Problem to work on:
Retype, with no alterations, every line between the one containing "Recreate this image" and the one containing "const fmt = (v: number)", counting both of those lines too. Pictures are to be left out.

## Start Data provided

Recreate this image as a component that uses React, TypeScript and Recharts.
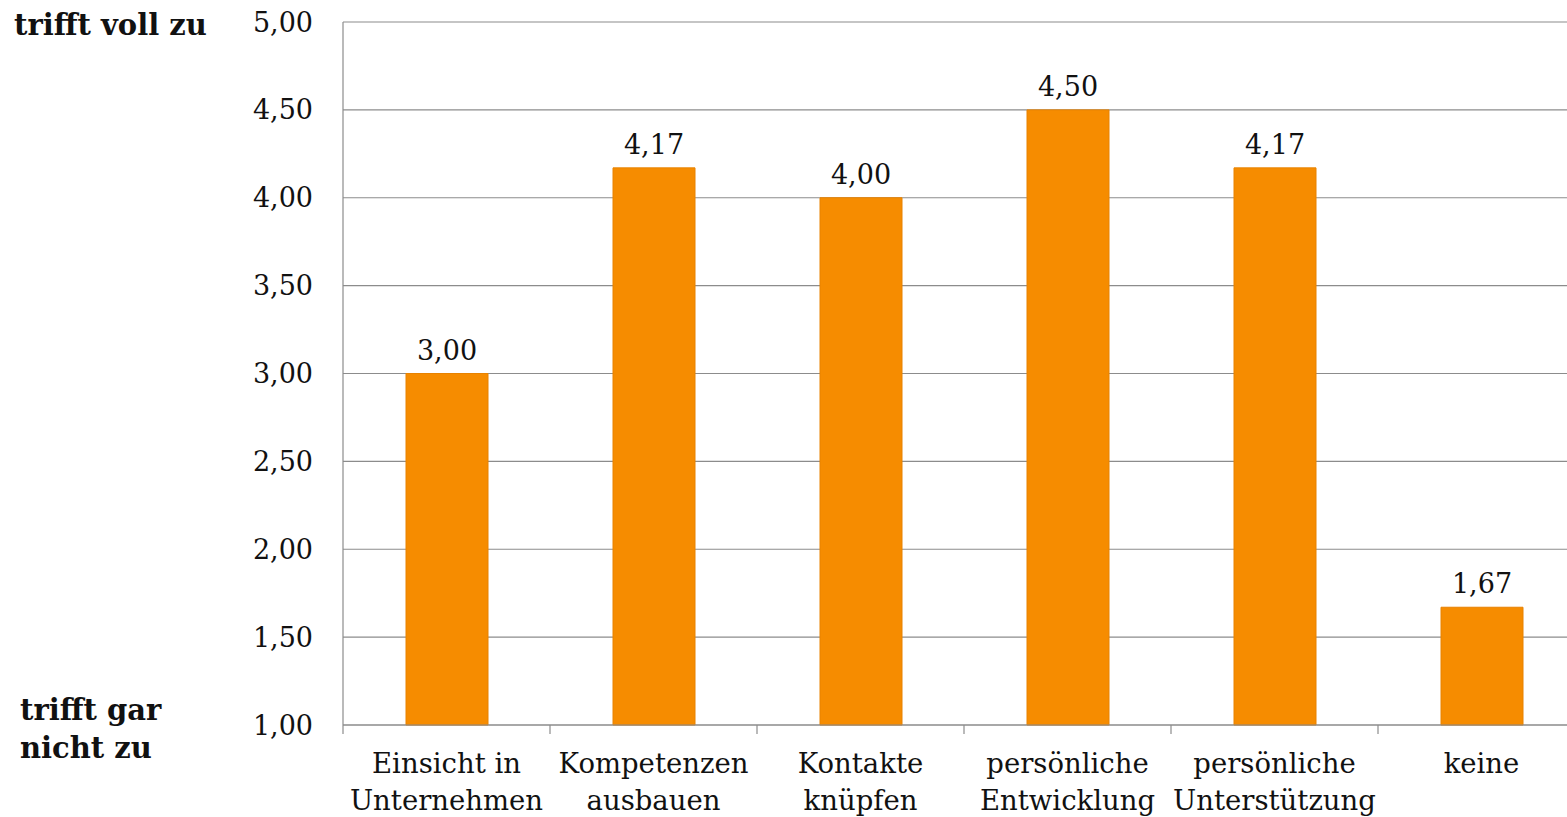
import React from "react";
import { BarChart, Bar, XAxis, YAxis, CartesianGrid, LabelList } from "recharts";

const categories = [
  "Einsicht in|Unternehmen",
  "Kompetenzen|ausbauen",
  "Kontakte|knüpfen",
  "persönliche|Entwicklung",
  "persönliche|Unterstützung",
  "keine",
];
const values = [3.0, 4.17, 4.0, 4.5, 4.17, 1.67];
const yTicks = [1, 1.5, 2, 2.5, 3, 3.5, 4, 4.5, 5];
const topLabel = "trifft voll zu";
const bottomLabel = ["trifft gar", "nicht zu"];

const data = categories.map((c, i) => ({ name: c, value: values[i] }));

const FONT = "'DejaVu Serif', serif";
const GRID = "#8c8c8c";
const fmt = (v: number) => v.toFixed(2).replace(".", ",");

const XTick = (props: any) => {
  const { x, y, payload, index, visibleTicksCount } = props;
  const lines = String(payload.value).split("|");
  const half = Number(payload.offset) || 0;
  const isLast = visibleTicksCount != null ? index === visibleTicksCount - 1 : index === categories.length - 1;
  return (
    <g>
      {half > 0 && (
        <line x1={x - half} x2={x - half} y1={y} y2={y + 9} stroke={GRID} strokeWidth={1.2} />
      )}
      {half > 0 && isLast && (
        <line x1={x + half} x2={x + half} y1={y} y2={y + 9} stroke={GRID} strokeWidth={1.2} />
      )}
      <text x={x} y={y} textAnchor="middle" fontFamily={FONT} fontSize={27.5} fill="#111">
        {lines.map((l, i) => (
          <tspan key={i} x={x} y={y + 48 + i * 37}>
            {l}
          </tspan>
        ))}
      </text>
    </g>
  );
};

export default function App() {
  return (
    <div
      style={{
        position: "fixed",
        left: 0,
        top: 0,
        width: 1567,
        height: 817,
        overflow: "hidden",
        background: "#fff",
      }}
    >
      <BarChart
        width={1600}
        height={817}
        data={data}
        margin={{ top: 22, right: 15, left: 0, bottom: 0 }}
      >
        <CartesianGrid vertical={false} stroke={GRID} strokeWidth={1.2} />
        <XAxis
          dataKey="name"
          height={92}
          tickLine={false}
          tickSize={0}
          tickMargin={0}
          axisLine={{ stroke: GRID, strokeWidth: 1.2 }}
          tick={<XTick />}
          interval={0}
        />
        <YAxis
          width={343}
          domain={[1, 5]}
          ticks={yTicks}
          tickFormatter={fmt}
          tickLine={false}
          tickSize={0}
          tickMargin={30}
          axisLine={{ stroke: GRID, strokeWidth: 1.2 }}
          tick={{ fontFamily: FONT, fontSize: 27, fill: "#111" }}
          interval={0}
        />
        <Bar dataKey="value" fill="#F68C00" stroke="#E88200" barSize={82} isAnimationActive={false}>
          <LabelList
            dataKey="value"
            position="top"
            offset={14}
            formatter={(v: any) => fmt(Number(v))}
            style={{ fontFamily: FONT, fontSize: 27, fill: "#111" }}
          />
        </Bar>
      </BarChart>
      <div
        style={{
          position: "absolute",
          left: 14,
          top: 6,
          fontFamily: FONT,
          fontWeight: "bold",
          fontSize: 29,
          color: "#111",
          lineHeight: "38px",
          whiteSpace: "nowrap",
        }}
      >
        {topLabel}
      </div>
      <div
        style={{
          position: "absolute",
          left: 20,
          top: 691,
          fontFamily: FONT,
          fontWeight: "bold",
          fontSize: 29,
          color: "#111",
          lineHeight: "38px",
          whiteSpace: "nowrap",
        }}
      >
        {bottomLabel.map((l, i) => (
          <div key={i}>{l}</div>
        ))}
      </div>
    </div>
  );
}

## End Data provided
## Start Data provided

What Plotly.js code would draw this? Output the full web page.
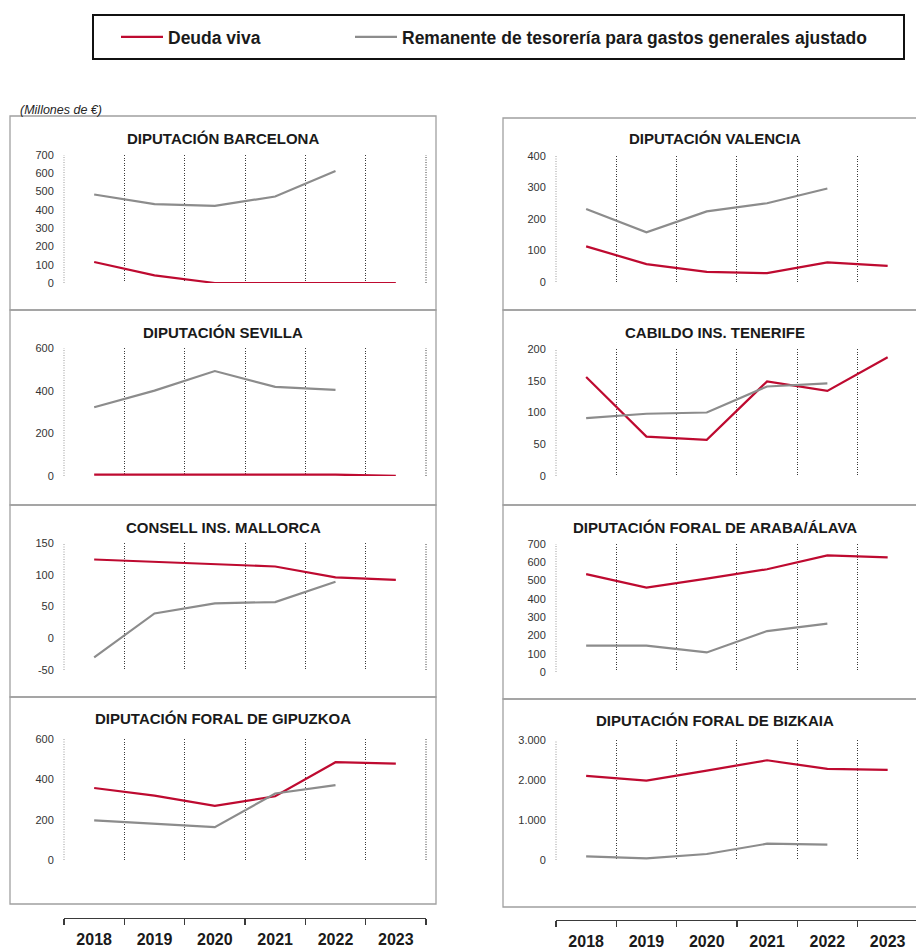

## End Data provided
## Start Data provided

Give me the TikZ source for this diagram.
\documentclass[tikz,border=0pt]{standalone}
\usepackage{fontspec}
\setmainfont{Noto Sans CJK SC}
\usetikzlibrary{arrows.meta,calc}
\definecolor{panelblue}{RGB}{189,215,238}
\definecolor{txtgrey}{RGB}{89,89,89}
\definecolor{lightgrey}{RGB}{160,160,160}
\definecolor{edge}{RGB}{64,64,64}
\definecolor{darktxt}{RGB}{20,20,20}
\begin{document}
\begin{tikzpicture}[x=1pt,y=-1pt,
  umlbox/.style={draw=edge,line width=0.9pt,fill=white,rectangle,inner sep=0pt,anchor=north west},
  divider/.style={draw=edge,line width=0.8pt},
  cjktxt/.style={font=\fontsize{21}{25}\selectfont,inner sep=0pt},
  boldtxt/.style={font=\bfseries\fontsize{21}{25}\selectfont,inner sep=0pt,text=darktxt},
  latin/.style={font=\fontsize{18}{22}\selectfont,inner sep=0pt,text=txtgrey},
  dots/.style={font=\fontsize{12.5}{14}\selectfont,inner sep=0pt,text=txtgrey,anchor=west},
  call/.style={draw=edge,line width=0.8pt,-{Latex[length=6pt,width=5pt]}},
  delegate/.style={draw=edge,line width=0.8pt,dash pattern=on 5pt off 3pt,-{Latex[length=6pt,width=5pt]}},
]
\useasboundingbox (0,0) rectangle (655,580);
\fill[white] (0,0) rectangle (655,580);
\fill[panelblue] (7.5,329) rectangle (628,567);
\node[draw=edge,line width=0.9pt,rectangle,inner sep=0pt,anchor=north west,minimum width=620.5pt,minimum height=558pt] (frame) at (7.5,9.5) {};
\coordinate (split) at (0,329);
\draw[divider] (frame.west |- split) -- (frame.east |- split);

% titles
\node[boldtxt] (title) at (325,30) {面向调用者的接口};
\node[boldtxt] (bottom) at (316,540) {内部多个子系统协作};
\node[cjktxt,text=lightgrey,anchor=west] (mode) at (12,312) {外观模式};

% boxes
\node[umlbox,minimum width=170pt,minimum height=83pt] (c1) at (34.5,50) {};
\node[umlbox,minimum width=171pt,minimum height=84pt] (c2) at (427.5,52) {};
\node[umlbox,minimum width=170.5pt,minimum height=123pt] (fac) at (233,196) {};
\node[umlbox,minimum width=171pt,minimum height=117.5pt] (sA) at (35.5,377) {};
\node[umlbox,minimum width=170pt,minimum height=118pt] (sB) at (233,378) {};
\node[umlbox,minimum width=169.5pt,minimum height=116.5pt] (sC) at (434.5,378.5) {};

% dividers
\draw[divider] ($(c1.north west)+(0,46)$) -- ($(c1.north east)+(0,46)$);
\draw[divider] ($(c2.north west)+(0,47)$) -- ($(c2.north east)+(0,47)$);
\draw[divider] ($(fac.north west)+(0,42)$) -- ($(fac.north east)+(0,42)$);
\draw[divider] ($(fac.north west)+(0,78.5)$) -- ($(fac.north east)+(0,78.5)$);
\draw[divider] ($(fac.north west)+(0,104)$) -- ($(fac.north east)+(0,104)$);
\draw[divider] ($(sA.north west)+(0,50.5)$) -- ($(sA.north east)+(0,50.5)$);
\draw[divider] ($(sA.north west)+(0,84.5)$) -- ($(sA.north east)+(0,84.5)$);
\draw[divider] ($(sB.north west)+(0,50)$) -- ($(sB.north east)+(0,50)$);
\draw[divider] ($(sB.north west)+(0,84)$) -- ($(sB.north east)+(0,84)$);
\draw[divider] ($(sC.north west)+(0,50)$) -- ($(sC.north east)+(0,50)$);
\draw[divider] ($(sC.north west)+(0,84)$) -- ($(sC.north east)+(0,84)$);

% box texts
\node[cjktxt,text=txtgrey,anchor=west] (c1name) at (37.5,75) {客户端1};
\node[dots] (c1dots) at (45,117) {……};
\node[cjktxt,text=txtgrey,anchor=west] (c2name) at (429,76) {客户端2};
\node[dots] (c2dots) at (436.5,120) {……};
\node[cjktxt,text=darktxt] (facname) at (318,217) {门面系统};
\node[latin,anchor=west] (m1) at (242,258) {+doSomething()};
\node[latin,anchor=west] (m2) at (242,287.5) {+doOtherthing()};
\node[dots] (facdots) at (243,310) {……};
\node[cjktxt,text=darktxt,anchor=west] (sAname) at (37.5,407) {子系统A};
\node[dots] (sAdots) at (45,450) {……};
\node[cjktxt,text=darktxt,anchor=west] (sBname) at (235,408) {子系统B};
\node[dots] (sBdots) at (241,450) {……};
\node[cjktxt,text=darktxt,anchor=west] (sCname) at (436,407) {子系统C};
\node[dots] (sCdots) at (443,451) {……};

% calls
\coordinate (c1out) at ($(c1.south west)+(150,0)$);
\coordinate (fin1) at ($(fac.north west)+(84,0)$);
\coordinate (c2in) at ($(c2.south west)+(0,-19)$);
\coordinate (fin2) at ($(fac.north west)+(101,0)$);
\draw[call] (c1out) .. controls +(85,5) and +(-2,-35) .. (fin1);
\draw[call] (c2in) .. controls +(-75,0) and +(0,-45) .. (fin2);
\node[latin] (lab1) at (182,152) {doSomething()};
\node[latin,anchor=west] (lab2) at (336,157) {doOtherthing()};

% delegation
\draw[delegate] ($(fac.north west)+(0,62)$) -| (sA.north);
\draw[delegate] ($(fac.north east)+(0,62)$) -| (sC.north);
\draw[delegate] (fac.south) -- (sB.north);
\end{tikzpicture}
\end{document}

## End Data provided

Reply:
Recreate this image as a component that uses React, TypeScript and Recharts.
import React from "react";
import { BarChart, Bar, XAxis, YAxis, CartesianGrid, LabelList } from "recharts";

const categories = [
  "Einsicht in|Unternehmen",
  "Kompetenzen|ausbauen",
  "Kontakte|knüpfen",
  "persönliche|Entwicklung",
  "persönliche|Unterstützung",
  "keine",
];
const values = [3.0, 4.17, 4.0, 4.5, 4.17, 1.67];
const yTicks = [1, 1.5, 2, 2.5, 3, 3.5, 4, 4.5, 5];
const topLabel = "trifft voll zu";
const bottomLabel = ["trifft gar", "nicht zu"];

const data = categories.map((c, i) => ({ name: c, value: values[i] }));

const FONT = "'DejaVu Serif', serif";
const GRID = "#8c8c8c";
const fmt = (v: number) => v.toFixed(2).replace(".", ",");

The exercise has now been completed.